In the same vein, “World From A Window” feels especially on point just now, a song Conlon started while watching his cat observing life outdoors from a window, before realizing how much it resembled his own behavior, observing humanity through his phone, rather than engaging directly. Countering this tendency is “Moments In Time,” a mid-tempo reminder to be fully present in our lives so that we can savor moments “made of dust and light.” In between, Sara Watkins’ harmony vocals put the cherry on top of first-half highlight “Don’t Let Love Slip Away,” a gorgeous folk-rock tune whose rippling chorus immediately reminds of the Jayhawks.

The second half, beginning with “World From A Window,” is stronger still. “In The Blink Of An Eye” contrasts our everyday struggles with the knowledge that everything we devote so much energy and angst to can all disappear in an instant. Then second-half highlight “Where The Shadows Outgrow The Light” juxtaposes warm, upbeat music with a spiraling-downward lyric (“If I could cry out it would be a cry in despair”), its sweeping melody beautifully sung and arranged. Up next, “Sparks Of The Divine” offers a lovely, lilting mid-tempo number about those special moments when things come together and jolt us with the sense that we are part of something larger than ourselves.

The album closes with “A Landslide,” a spare, piercing look behind the curtain of modern existence: “We’ve been playing ourselves forever now / Acting each time we’re out and about / You gotta be in for the big kill / Everyone has to get ahead in the madding crowd.” And then the landslide arrives and wipes out all the pretention and selfishness that we’ve allowed to obscure what’s really important. It’s a song recorded many months ago that feels like it could have been written yesterday, commenting on the extraordinary moment we’re all now inhabiting. 

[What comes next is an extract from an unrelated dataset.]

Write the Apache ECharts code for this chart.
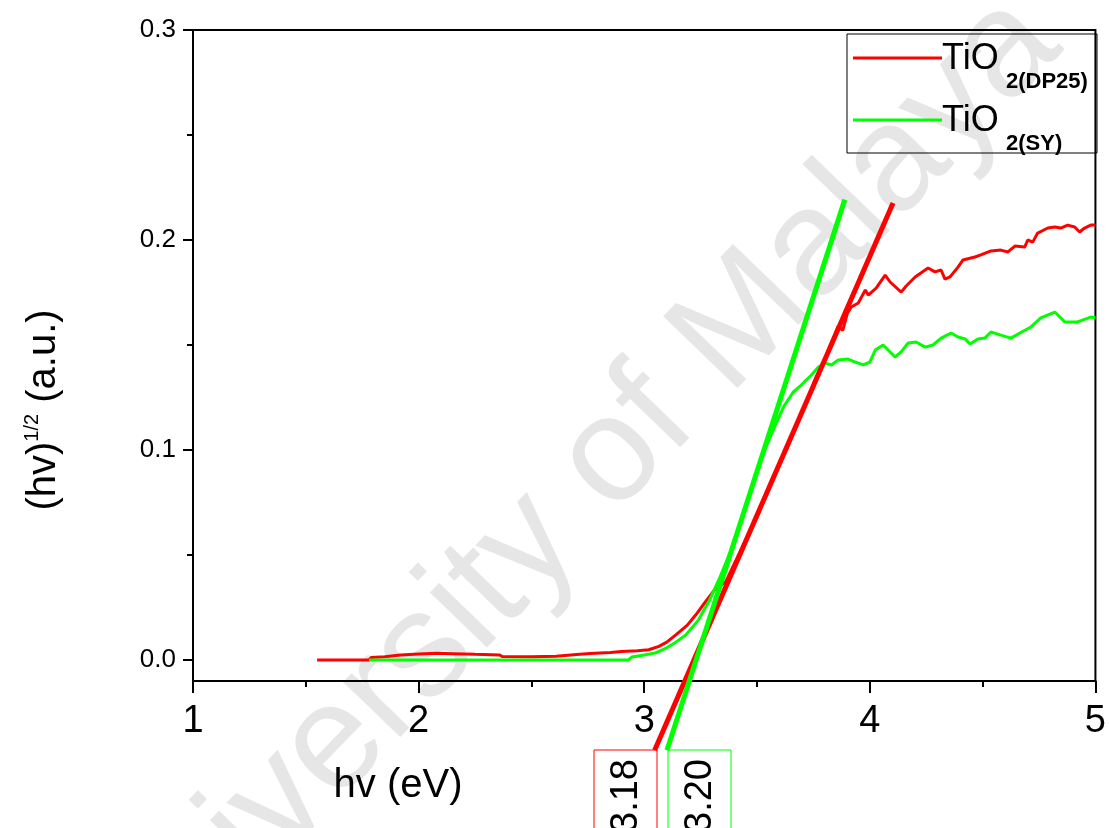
<!DOCTYPE html>
<html>
<head>
<meta charset="utf-8">
<script src="https://cdn.jsdelivr.net/npm/echarts@6/dist/echarts.min.js"></script>
<style>
  html, body { margin: 0; padding: 0; background: #ffffff; }
  #chart { width: 1109px; height: 828px; }
</style>
</head>
<body>
<div id="chart"></div>
<script>
const FONT = '"Liberation Sans", Arial, sans-serif';

// Axis ticks
const xTicks = [1, 2, 3, 4, 5];
const yTicks = [0, 0.1, 0.2, 0.3];
const yMinorTicks = [0.05, 0.15, 0.25];
const Y_MIN = -0.01;
const Y_MAX = 0.3;

const seriesNames = ['TiO2(DP25)', 'TiO2(SY)'];
const seriesColors = ['#ff0000', '#00ff00'];

// Tauc plot, TiO2 (DP25): [hv (eV), (hv)^1/2]
const dp25 = [
  [1.55, 0], [1.78, 0], [1.79, 0.0012], [1.85, 0.0016], [1.92, 0.0024], [2.0, 0.0029],
  [2.08, 0.0032], [2.15, 0.003], [2.25, 0.0027], [2.36, 0.0024], [2.37, 0.0017], [2.5, 0.0016],
  [2.61, 0.0018], [2.7, 0.0026], [2.76, 0.0031], [2.85, 0.0036], [2.9, 0.004], [2.97, 0.0044],
  [3.02, 0.0049], [3.065, 0.0065], [3.10, 0.0085], [3.14, 0.012], [3.19, 0.0165], [3.228, 0.0214],
  [3.27, 0.0275], [3.316, 0.034], [3.36, 0.037], [3.40, 0.046], [3.45, 0.057], [3.50, 0.069],
  [3.55, 0.081], [3.60, 0.093], [3.65, 0.105], [3.70, 0.118], [3.763, 0.1348], [3.80, 0.143],
  [3.83, 0.151], [3.86, 0.159], [3.88, 0.157], [3.90, 0.165], [3.918, 0.1681], [3.949, 0.170],
  [3.98, 0.1762], [3.993, 0.1738], [4.028, 0.1771], [4.068, 0.1833], [4.09, 0.180], [4.139, 0.1752],
  [4.161, 0.1781], [4.201, 0.1824], [4.258, 0.1867], [4.289, 0.1848], [4.316, 0.1857], [4.333, 0.1814],
  [4.355, 0.1824], [4.391, 0.1871], [4.413, 0.1905], [4.466, 0.1919], [4.492, 0.1929], [4.537, 0.1948],
  [4.581, 0.1952], [4.612, 0.1943], [4.643, 0.1971], [4.687, 0.1967], [4.70, 0.200], [4.722, 0.199],
  [4.744, 0.2033], [4.789, 0.2057], [4.82, 0.2062], [4.846, 0.2057], [4.877, 0.2071], [4.908, 0.2062],
  [4.93, 0.2038], [4.952, 0.2057], [4.979, 0.2071], [5.0, 0.2071]
];

// Tauc plot, TiO2 (SY)
const sy = [
  [1.78, 0], [2.0, 0], [2.4, 0], [2.93, 0], [2.945, 0.0014], [3.0, 0.0024], [3.05, 0.0034],
  [3.10, 0.0058], [3.14, 0.0085], [3.184, 0.0119], [3.24, 0.019], [3.29, 0.0286], [3.33, 0.038],
  [3.38, 0.051], [3.43, 0.067], [3.48, 0.083], [3.53, 0.099], [3.586, 0.113], [3.62, 0.121],
  [3.66, 0.1275], [3.697, 0.131], [3.741, 0.1357], [3.772, 0.1395], [3.803, 0.1414], [3.83, 0.1405],
  [3.86, 0.1429], [3.904, 0.1433], [3.935, 0.1419], [3.971, 0.1405], [4.0, 0.1419], [4.024, 0.1476],
  [4.059, 0.150], [4.081, 0.1476], [4.112, 0.1443], [4.139, 0.1467], [4.17, 0.151], [4.205, 0.1514],
  [4.245, 0.149], [4.28, 0.150], [4.316, 0.1533], [4.36, 0.1557], [4.391, 0.1538], [4.422, 0.1529],
  [4.444, 0.1505], [4.479, 0.1529], [4.51, 0.1533], [4.537, 0.1562], [4.577, 0.1548], [4.625, 0.1533],
  [4.665, 0.1557], [4.714, 0.1586], [4.758, 0.1629], [4.82, 0.1657], [4.864, 0.161], [4.921, 0.161],
  [4.979, 0.1633], [5.0, 0.163]
];

// Linear fits of the absorption edge: each one meets the bottom of the axis at its band gap
const bandGaps = [3.18, 3.20];
const fitSlopes = [0.2466, 0.3327];
const fitEndX = [4.103, 3.889];
const FIT_START_Y = -0.043;

function fitLine(i) {
  const eg = bandGaps[i], k = fitSlopes[i];
  const x0 = eg + (FIT_START_Y - Y_MIN) / k;
  const x1 = fitEndX[i];
  return [[x0, FIT_START_Y], [x1, Y_MIN + (x1 - eg) * k]];
}

const chart = echarts.init(document.getElementById('chart'), null, { renderer: 'canvas' });

function legendRow(i, lineY, main, sub) {
  return {
    type: 'group',
    children: [
      { type: 'line', shape: { x1: 853, y1: lineY, x2: 942, y2: lineY },
        style: { stroke: seriesColors[i], lineWidth: 3 } },
      { type: 'text', x: 942, y: lineY + 1,
        style: { text: main, fontSize: 36, fontFamily: FONT, fill: '#000', align: 'left', verticalAlign: 'middle' } },
      { type: 'text', x: 1006, y: lineY + 24,
        style: { text: sub, fontSize: 22, fontWeight: 'bold', fontFamily: FONT, fill: '#000', align: 'left', verticalAlign: 'middle' } }
    ]
  };
}

function gapBox(i, left) {
  return {
    type: 'group',
    children: [
      { type: 'rect', shape: { x: left, y: 750, width: 63, height: 120 },
        style: { fill: 'none', stroke: seriesColors[i], lineWidth: 1 } },
      { type: 'text', x: left + 33, y: 796, rotation: Math.PI / 2,
        style: { text: bandGaps[i].toFixed(2), fontSize: 38, fontFamily: FONT, fill: '#000',
                 align: 'center', verticalAlign: 'middle' } }
    ]
  };
}

const option = {
  animation: false,
  backgroundColor: '#ffffff',
  grid: {
    left: 193, right: 12, top: 30, bottom: 147,
    show: true, borderColor: '#000', borderWidth: 2, backgroundColor: 'transparent'
  },
  xAxis: {
    type: 'value', min: xTicks[0], max: xTicks[xTicks.length - 1], interval: 1,
    axisLine: { onZero: false, lineStyle: { color: '#000', width: 2 } },
    axisTick: { length: 12, lineStyle: { color: '#000', width: 2 } },
    minorTick: { show: true, splitNumber: 2, length: 6, lineStyle: { color: '#000', width: 2 } },
    axisLabel: { fontSize: 38, fontFamily: FONT, color: '#000', margin: 22 },
    splitLine: { show: false }
  },
  yAxis: [
    {
      type: 'value', min: Y_MIN, max: Y_MAX, position: 'left',
      axisLine: { show: true, onZero: false, lineStyle: { color: '#000', width: 2 } },
      axisTick: { show: true, length: 10, customValues: yTicks, lineStyle: { color: '#000', width: 2 } },
      axisLabel: { customValues: yTicks, fontSize: 26, fontFamily: FONT, color: '#000', margin: 17,
                   formatter: v => v.toFixed(1) },
      splitLine: { show: false }
    },
    {
      type: 'value', min: Y_MIN, max: Y_MAX, position: 'left',
      axisLine: { show: false, onZero: false },
      axisTick: { show: true, length: 6, customValues: yMinorTicks, lineStyle: { color: '#000', width: 2 } },
      axisLabel: { show: false },
      splitLine: { show: false }
    }
  ],
  series: [
    { name: seriesNames[0], type: 'line', data: dp25, showSymbol: false, symbol: 'none',
      lineStyle: { color: seriesColors[0], width: 3 }, itemStyle: { color: seriesColors[0] }, z: 3 },
    { name: seriesNames[1], type: 'line', data: sy, showSymbol: false, symbol: 'none',
      lineStyle: { color: seriesColors[1], width: 3 }, itemStyle: { color: seriesColors[1] }, z: 3 },
    { name: seriesNames[0] + ' fit', type: 'line', data: fitLine(0), showSymbol: false, symbol: 'none',
      clip: false, lineStyle: { color: seriesColors[0], width: 5 }, z: 4 },
    { name: seriesNames[1] + ' fit', type: 'line', data: fitLine(1), showSymbol: false, symbol: 'none',
      clip: false, lineStyle: { color: seriesColors[1], width: 5 }, z: 4 }
  ],
  graphic: [
    // repository watermark
    { type: 'text', x: 566, y: 506, rotation: 46 * Math.PI / 180, z: -10, silent: true,
      style: { text: 'University of Malaya', fontSize: 150, fontFamily: FONT, fill: '#e6e6e6',
               align: 'center', verticalAlign: 'middle' } },
    // y-axis title with superscript
    { type: 'text', x: 44, y: 410, rotation: Math.PI / 2,
      style: { text: '{a|(hv)}{b|1/2}{a| (a.u.)}', align: 'center', verticalAlign: 'middle',
               rich: {
                 a: { fontSize: 40, lineHeight: 44, fontFamily: FONT, fill: '#000' },
                 b: { fontSize: 20, lineHeight: 20, fontFamily: FONT, fill: '#000', verticalAlign: 'top' }
               } } },
    // x-axis title
    { type: 'text', x: 398, y: 786,
      style: { text: 'hv (eV)', fontSize: 40, fontFamily: FONT, fill: '#000', align: 'center', verticalAlign: 'middle' } },
    // legend
    { type: 'rect', shape: { x: 847, y: 34, width: 250, height: 119 },
      style: { fill: 'none', stroke: '#000', lineWidth: 1 } },
    legendRow(0, 58, 'TiO', '2(DP25)'),
    legendRow(1, 120, 'TiO', '2(SY)'),
    // band-gap labels
    gapBox(0, 594),
    gapBox(1, 668)
  ]
};

chart.setOption(option);
</script>
</body>
</html>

In addition to shaping this album’s gently burnished sound, Sean Watkins helped Conlon assemble a crack studio band featuring Don Heffington (drums, Bob Dylan, Lucinda Williams), Sebastien Steinberg (bass, Iron and Wine, K.D. Lang), Gabe Witcher (fiddle, Paul Simon, Beck), Rich Hinman (pedal steel, K.D. Lang, St. Vincent), Tyler Chester (organ and piano, Jackson Browne, Andrew Bird) and sister Sara on backing vocals.

At a time when many people are drawn to comfort foods both literal and figurative, There’s A Waltz feels like just the album we need, a thoughtful, unhurried meditation on solitude and connection, love and loss, endowed with a warmth and authenticity that can’t be faked or synthesized. I believed every word.